Si la raison de l'existence de l'homme se trouvait dans l'homme, cette existence s'y trouverait comme une suite de sa propre nature, ainsi cette nature le ferait exister nécessairement; et comme cette même nature ne peut le faire exister nécessairement d'une telle ou telle manière en général, elle le fera exister nécessairement d'une manière déterminée. Ainsi, puisque cette manière déterminée est liée nécessairement à son existence, l'homme devrait exister toujours de la même manière, ce qui mène à une absurdité manifeste, puisque l'homme n'est pas un moment le même.
Après avoir démontré d'une manière que les scolastiques nomment indirecte que la raison de l'existence de l'homme ne se trouve pas dans l'homme même, prouvons la même chose par une démonstration directe.

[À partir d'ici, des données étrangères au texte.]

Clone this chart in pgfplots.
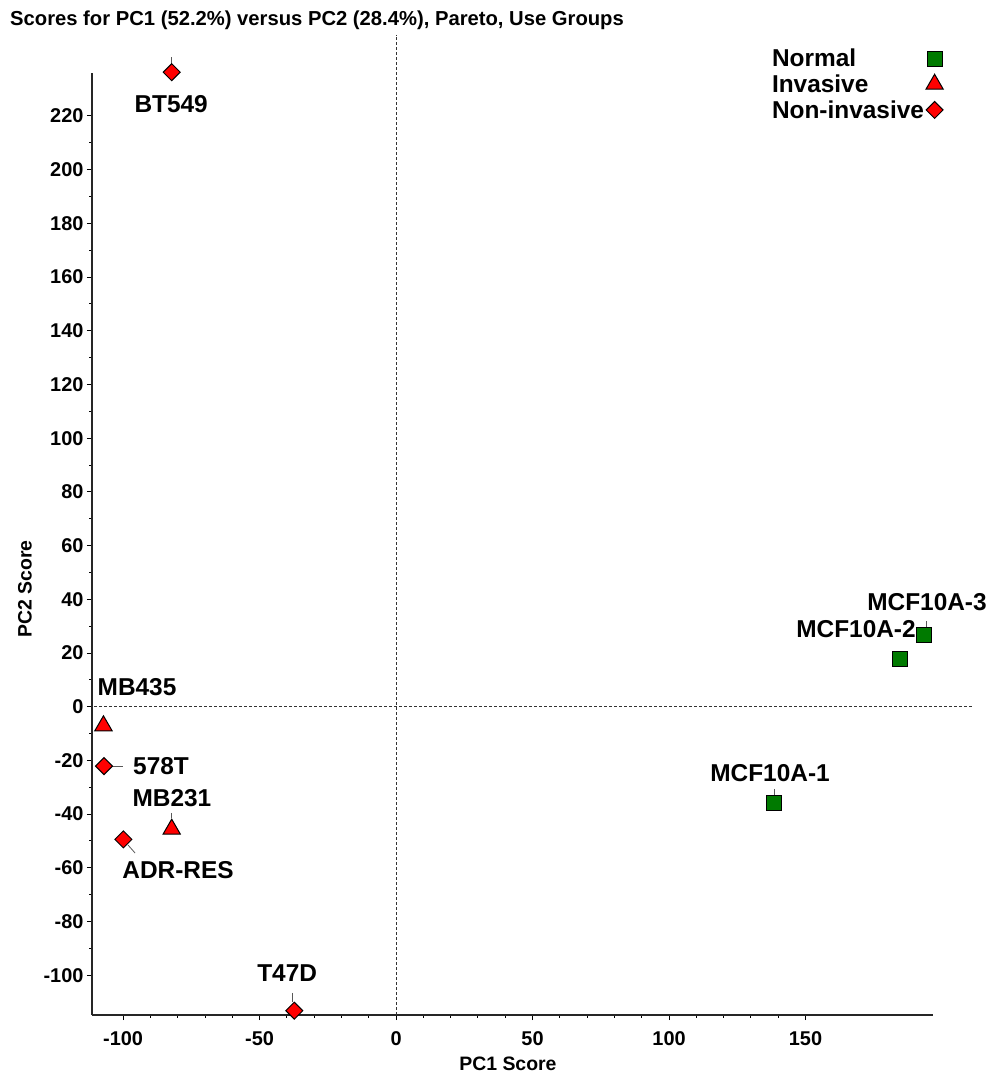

Puisqu'il y a un temps où l'homme n'est pas, et puisqu'il y a un temps où l'homme est, il suit que pour l'homme soit, il faut une cause, qui le fait être. Or ce qui n'est pas ne peut avoir dans soi-même la cause qui le fait être, puisque cela le supposerait agir avant qu'il fût; ainsi la cause qui le fait être n'est pas en lui, donc cette cause de son existence est hors de lui; donc, la cause de l'existence de l'homme n'est pas dans l'homme même.
Voilà donc démontré que l'existence de l'homme n'est pas dans l'homme même; prouvons présentement que la cause qui le fait être, que la raison de son existence, aussi bien que celle de toute autre, ne peut pas être attribuée au hasard, qui l'aurait jeté sur la surface de la terre pour y vivre et mourir à l'exemple de ces champignons qui paraissent d'un jour à l'autre, sans qu'on puisse savoir comment ni pourquoi.
Tout hasard, s'il y en a, suppose des causes agissantes : ainsi, avant que le hasard ait pu avoir lieu, il y a eu des causes agissantes. Ces causes étaient déterminées d'une manière déterminée; ainsi le hasard aura empêché ces causes de produire leur effet, en leur faisant produire un autre effet, ou les aura secondées dans la production de l'effet qu'elles devaient produire; ou bien ce hasard-là n'aura rien fait. Supposer que le hasard n'ait rien fait, c'est rejeter le hasard même, supposer que le hasard ait empêché les causes agissantes de produire leur effet, c'est le supposer cause agissante, supposer que le hasard ait secondé les causes agissantes dans la production de l'effet, c'est le supposer encore cause agissante : d'où nous concluons que le hasard aura dû être une cause agissante. Or, puisque toute cause agissante ne peut être agissante de telle ou telle manière, mais d'une manière déterminée, il suit que le hasard aura dû être une cause agissante d'une manière déterminée, et par là il aura dû produire un effet déterminé, ce qui rend la non-existence de cet effet impossible et fait périr l'idée de hasard.